Questions about PBS
Short answers, pulled from the story.
When was PBS founded and who founded it?
PBS was established on the 3rd of November 1969, by Hartford N. Gunn Jr. (president of WGBH), John Macy (president of CPB), James Day (last president of National Educational Television), and Kenneth A. Christiansen (chairman of the broadcasting department at the University of Florida). It began broadcasting operations on the 5th of October 1970.
How did PBS cover the Watergate hearings?
PBS broadcast the United States Senate Watergate Committee proceedings nationwide starting the 17th of May 1973, with Robert MacNeil and Jim Lehrer as commentators. Unlike the major commercial networks, PBS rebroadcast the hearings in prime time with nightly gavel-to-gavel coverage for seven months, significantly raising the network's public profile.
What happened with the PBS and Michael Nesmith lawsuit?
In 1990, Pacific Arts Corporation, owned by former Monkees guitarist Michael Nesmith, signed a contract with PBS to distribute programming on VHS. After serious disputes escalated into litigation, a federal jury in Los Angeles ruled unanimously in Nesmith's favor in February 1999. The court awarded Pacific Arts $14,625,000 plus $29,250,000 in punitive damages, and Nesmith personally received $3 million, for a total award of $48,875,000. The case was ultimately settled out of court for an undisclosed sum.
What caused PBS to cut 100 jobs in 2025?
PBS announced a 15% staff reduction in September 2025, cutting about 100 jobs including 34 immediate layoffs, in response to a $1.1 billion decrease in federal funding for public broadcasting over 2026 and 2027. The cuts followed the Corporation for Public Broadcasting being entirely defunded by the Rescissions Act of 2025, ending CPB operations on the 1st of August 2025, and resulted in a 21% drop in PBS's revenue.
How many member stations does PBS have?
PBS maintains memberships with 354 television stations encompassing all 50 states, the District of Columbia, and four U.S. possessions.

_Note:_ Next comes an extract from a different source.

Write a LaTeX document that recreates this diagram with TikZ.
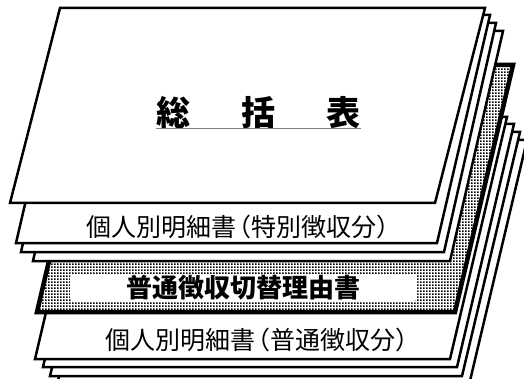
\documentclass[tikz,border=0pt]{standalone}
\usepackage{fontspec}
\newfontfamily\jp{Noto Sans CJK JP}
\usetikzlibrary{patterns}
\pgfdeclarepatternformonly{halftone}{\pgfpointorigin}{\pgfpoint{3pt}{3pt}}{\pgfpoint{3pt}{3pt}}{%
  \pgfpathrectangle{\pgfpoint{0pt}{0pt}}{\pgfpoint{2pt}{2pt}}\pgfusepath{fill}}
\newcommand\papersheet[6][]{%
  \pgfmathsetmacro\sheettlx{#6+#4-#5}%
  \draw[sheet,#1] (\sheettlx,#2) -- (#4,#2) -- (#5,#3) -- (#6,#3) -- cycle;}
\begin{document}
\begin{tikzpicture}[x=1pt,y=-1pt,
  sheet/.style={draw=black,fill=white,line width=2.5pt,line join=miter},
  reasonsheet/.style={line width=4.5pt,preaction={fill=white},pattern=halftone},
  sheettext/.style={inner sep=0pt,font=\jp\fontsize{25}{28}\selectfont},
  titletext/.style={inner sep=0pt,font=\jp\bfseries\fontsize{34}{40}\selectfont},
  reasonbox/.style={fill=white,rounded corners=3pt,minimum width=347pt,minimum height=27pt,
    inner sep=0pt,font=\jp\bfseries\fontsize{26}{30}\selectfont},
  ul/.style={draw=gray,line width=1pt}]
\useasboundingbox (0,0) rectangle (524,379);
\clip (0,0) rectangle (524,379);
% group of sheets: 個人別明細書(普通徴収分)
\papersheet{140}{385}{527}{469}{57}
\papersheet{132}{376}{520}{462}{50}
\papersheet{124}{367}{514}{457}{43}
\papersheet{117}{359}{507}{450}{35}
\node[sheettext] (futsu) at (263,340) {個人別明細書\hspace{-10pt}（普通徴収分）};
% 普通徴収切替理由書
\papersheet[reasonsheet]{65}{312}{513}{455}{37}
\node[reasonbox] (reason) at (243.5,287.5) {普通徴収切替理由書};
% group of sheets: 個人別明細書(特別徴収分)
\papersheet{31}{261}{503}{450}{33}
\papersheet{23}{252}{496}{444}{21}
\papersheet{15}{243}{490}{437}{16}
\node[sheettext] (tokubetsu) at (243.5,227) {個人別明細書\hspace{-10pt}（特別徴収分）};
% 総括表
\papersheet{8}{203}{485}{435}{10}
\node[titletext] (title) at (258.5,112.5) {総\hspace{51pt}括\hspace{51pt}表};
\draw[ul] (title.south west) -- (title.south east);
\end{tikzpicture}
\end{document}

This gives PBS an estimated national reach of 93.74% of all U.S. television households, covering approximately 292,926,047 Americans with at least one television set.
Who designed the PBS logo and what does it represent?
The original PBS logo was introduced in 1971, designed by Ernie Smith and Herb Lubalin of the Lubalin Smith Carnase design firm. The "P" was designed to resemble a silhouette of a human face, known internally as "Everyman" and popularly as the "P-Head." In 1984, Tom Geismar of Chermayeff and Geismar redesigned the logo, inverting the face to look right and repeating the outline as a series to represent a "multitude" of people, renaming it "Everyone." A revamped brand identity by Lippincott was unveiled on the 4th of November 2019, on the network's 50th anniversary, introducing a new typeface called PBS Sans and adopting electric blue and white as corporate colors.